Investors hedging its daily and monthly futures for hedging are required to put up a margin deposit of $3,900 while those using its futures products to speculate on the cryptocurrency’s price movement are required to deposit $4,290 before they are allowed to trade. The inter-month add ons, or the amount that futures traders must pony up on a monthly basis to conduct trades, also vary based on the trader activity.
The add ons for hedging are between $400 and $1,000 and the add ons for speculation are between $440 and $1,100. These margin levels are not set in stone. The exchange had stated earlier that the levels depend on market conditions, meaning that it may increase or decrease margin levels.

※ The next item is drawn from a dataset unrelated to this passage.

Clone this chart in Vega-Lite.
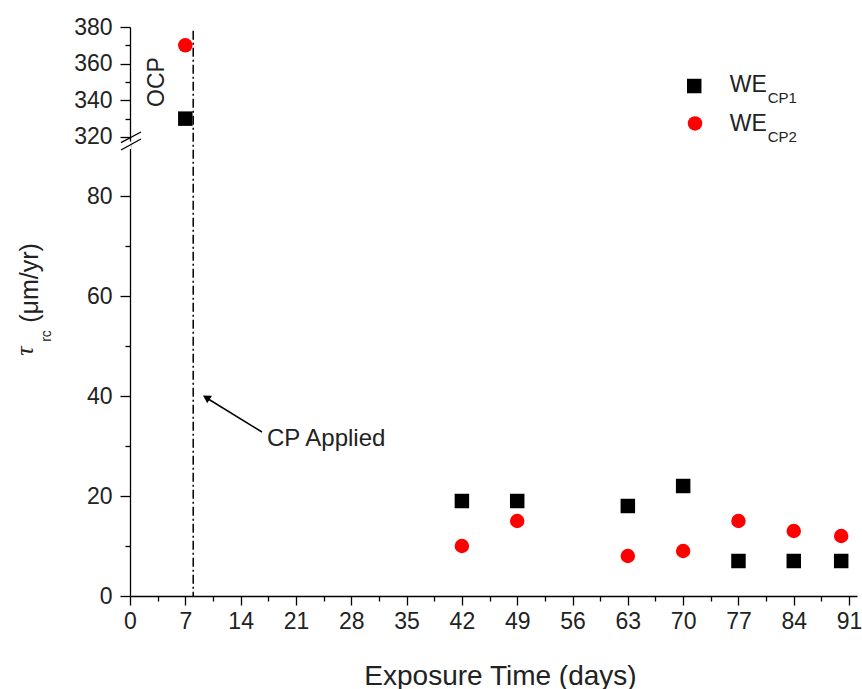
{
  "$schema": "https://vega.github.io/schema/vega-lite/v6.json",
  "autosize": "none",
  "padding": {"left": 130, "top": 27, "right": 5, "bottom": 93},
  "width": 727,
  "height": 569,
  "background": "white",
  "config": {
    "view": {"stroke": null},
    "font": "Liberation Sans",
    "axis": {"grid": false, "domainColor": "#000", "tickColor": "#000", "labelColor": "#222", "titleColor": "#222", "labelFont": "Liberation Sans", "titleFont": "Liberation Sans", "titleFontWeight": "normal", "domainWidth": 1.3, "tickWidth": 1.3}
  },
  "datasets": {
    "pts": [
      {"day": 7, "tau": 330, "series": "WE_CP1"},
      {"day": 42, "tau": 19, "series": "WE_CP1"},
      {"day": 49, "tau": 19, "series": "WE_CP1"},
      {"day": 63, "tau": 18, "series": "WE_CP1"},
      {"day": 70, "tau": 22, "series": "WE_CP1"},
      {"day": 77, "tau": 7, "series": "WE_CP1"},
      {"day": 84, "tau": 7, "series": "WE_CP1"},
      {"day": 90, "tau": 7, "series": "WE_CP1"},
      {"day": 7, "tau": 370, "series": "WE_CP2"},
      {"day": 42, "tau": 10, "series": "WE_CP2"},
      {"day": 49, "tau": 15, "series": "WE_CP2"},
      {"day": 63, "tau": 8, "series": "WE_CP2"},
      {"day": 70, "tau": 9, "series": "WE_CP2"},
      {"day": 77, "tau": 15, "series": "WE_CP2"},
      {"day": 84, "tau": 13, "series": "WE_CP2"},
      {"day": 90, "tau": 12, "series": "WE_CP2"}
    ],
    "one": [{}]
  },
  "layer": [
    {
      "data": {"name": "one"},
      "mark": {"type": "rule", "strokeDash": [9, 3, 2, 3], "strokeWidth": 1.5, "color": "#000"},
      "encoding": {"x": {"datum": 8}, "y": {"datum": 378}, "y2": {"datum": 0}}
    },
    {
      "data": {"name": "pts"},
      "mark": {"type": "point", "filled": true, "opacity": 1, "strokeWidth": 0},
      "encoding": {
        "x": {"field": "day", "type": "quantitative",
          "scale": {"domain": [0, 92], "nice": false, "zero": false},
          "axis": {"title": "Exposure Time (days)", "titleFontSize": 28, "titleX": 370, "titleY": 88, "titleBaseline": "alphabetic",
            "tickCount": 200,
            "values": [0,3.5,7,10.5,14,17.5,21,24.5,28,31.5,35,38.5,42,45.5,49,52.5,56,59.5,63,66.5,70,73.5,77,80.5,84,87.5,91],
            "labelExpr": "datum.value % 7 === 0 ? format(datum.value, 'd') : ''",
            "labelFontSize": 23,
            "tickSize": {"condition": {"test": "datum.value % 7 === 0", "value": 9}, "value": 5},
            "labelPadding": 5, "labelFlush": false, "labelOverlap": false}},
        "y": {"field": "tau", "type": "quantitative",
          "scale": {"domain": [0, 90, 316, 380], "range": [569, 119, 117.3, 0], "nice": false, "zero": false},
          "axis": {"title": null, "tickCount": 200,
            "values": [0,10,20,30,40,50,60,70,80,320,330,340,350,360,370,380],
            "labelExpr": "datum.value % 20 === 0 ? format(datum.value, 'd') : ''",
            "labelFontSize": 23,
            "tickSize": {"condition": {"test": "datum.value % 20 === 0", "value": 10}, "value": 5},
            "labelPadding": 8, "labelOverlap": false}},
        "shape": {"field": "series", "type": "nominal", "scale": {"domain": ["WE_CP1", "WE_CP2"], "range": ["square", "circle"]}, "legend": null},
        "color": {"field": "series", "type": "nominal", "scale": {"domain": ["WE_CP1", "WE_CP2"], "range": ["#000000", "#ff0000"]}, "legend": null},
        "size": {"field": "series", "type": "nominal", "scale": {"domain": ["WE_CP1", "WE_CP2"], "range": [210, 210]}, "legend": null}
      }
    },
    {
      "data": {"name": "one"},
      "mark": {"type": "rule", "strokeWidth": 2, "color": "#fff"},
      "encoding": {"x": {"datum": 0}, "y": {"datum": 317.5}, "y2": {"datum": 89.4}}
    },
    {
      "data": {"name": "one"},
      "mark": {"type": "rule", "strokeWidth": 1.3, "color": "#000"},
      "encoding": {"x": {"datum": -1.14}, "x2": {"datum": 1.39}, "y": {"datum": 316.9}, "y2": {"datum": 322.7}}
    },
    {
      "data": {"name": "one"},
      "mark": {"type": "rule", "strokeWidth": 1.3, "color": "#000"},
      "encoding": {"x": {"datum": -1.14}, "x2": {"datum": 1.39}, "y": {"datum": 89.2}, "y2": {"datum": 318.9}}
    },
    {
      "data": {"name": "one"},
      "mark": {"type": "rule", "strokeWidth": 1.5, "color": "#000"},
      "encoding": {"x": {"datum": 16.7}, "x2": {"datum": 9.7}, "y": {"datum": 32.8}, "y2": {"datum": 39.6}}
    },
    {
      "data": {"name": "one"},
      "mark": {"type": "point", "shape": "triangle-up", "filled": true, "color": "#000", "opacity": 1, "size": 80, "angle": 302, "strokeWidth": 0},
      "encoding": {"x": {"datum": 9.66}, "y": {"datum": 39.7}}
    },
    {
      "data": {"name": "one"},
      "mark": {"type": "text", "text": "CP Applied", "fontSize": 24, "align": "left", "baseline": "middle", "color": "#222"},
      "encoding": {"x": {"datum": 17.34}, "y": {"datum": 31.4}}
    },
    {
      "data": {"name": "one"},
      "mark": {"type": "text", "text": "OCP", "fontSize": 23, "align": "center", "baseline": "middle", "angle": 270, "color": "#222"},
      "encoding": {"x": {"datum": 3.42}, "y": {"datum": 350}}
    },
    {
      "data": {"name": "one"},
      "mark": {"type": "point", "shape": "square", "filled": true, "color": "#000", "opacity": 1, "size": 210, "strokeWidth": 0},
      "encoding": {"x": {"datum": 71.4}, "y": {"datum": 347.8}}
    },
    {
      "data": {"name": "one"},
      "mark": {"type": "point", "shape": "circle", "filled": true, "color": "#ff0000", "opacity": 1, "size": 210, "strokeWidth": 0},
      "encoding": {"x": {"datum": 71.5}, "y": {"datum": 327.4}}
    },
    {
      "data": {"name": "one"},
      "mark": {"type": "text", "text": "WE", "fontSize": 23, "align": "left", "baseline": "middle", "color": "#222"},
      "encoding": {"x": {"datum": 75.9}, "y": {"datum": 348.1}}
    },
    {
      "data": {"name": "one"},
      "mark": {"type": "text", "text": "WE", "fontSize": 23, "align": "left", "baseline": "middle", "color": "#222"},
      "encoding": {"x": {"datum": 75.9}, "y": {"datum": 327.1}}
    },
    {
      "data": {"name": "one"},
      "mark": {"type": "text", "text": "CP1", "fontSize": 15, "align": "left", "baseline": "middle", "color": "#222"},
      "encoding": {"x": {"datum": 80.7}, "y": {"datum": 341.3}}
    },
    {
      "data": {"name": "one"},
      "mark": {"type": "text", "text": "CP2", "fontSize": 15, "align": "left", "baseline": "middle", "color": "#222"},
      "encoding": {"x": {"datum": 80.7}, "y": {"datum": 320}}
    },
    {
      "data": {"name": "one"},
      "mark": {"type": "text", "text": "τ", "fontSize": 26, "font": "Liberation Serif", "fontStyle": "italic", "align": "center", "baseline": "middle", "angle": 270, "color": "#222"},
      "encoding": {"x": {"datum": -13.3}, "y": {"datum": 49}}
    },
    {
      "data": {"name": "one"},
      "mark": {"type": "text", "text": "rc", "fontSize": 14, "align": "center", "baseline": "middle", "angle": 270, "color": "#222"},
      "encoding": {"x": {"datum": -10.5}, "y": {"datum": 52}}
    },
    {
      "data": {"name": "one"},
      "mark": {"type": "text", "text": "(μm/yr)", "fontSize": 25, "align": "center", "baseline": "middle", "angle": 270, "color": "#222"},
      "encoding": {"x": {"datum": -12.65}, "y": {"datum": 62.6}}
    }
  ]
}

The margin levels required by Bakkt are comparable to those for futures contracts traded at CME. CME Bitcoin futures contracts have a 37% maintenance margin. In an FAQ published last month, Bakkt had indicated that margin amounts would be approximately 37 percent of the total amount.
Hedgers at CME are required to deposit 100% of the maintenance margin amount to continue trading and speculators should deposit 110% of the amount. However, a key difference between CME and Bakkt is that the latter are physically-settled while the former is cash-settled. Bakkt announced the opening of its custody warehouse operations last earlier this week.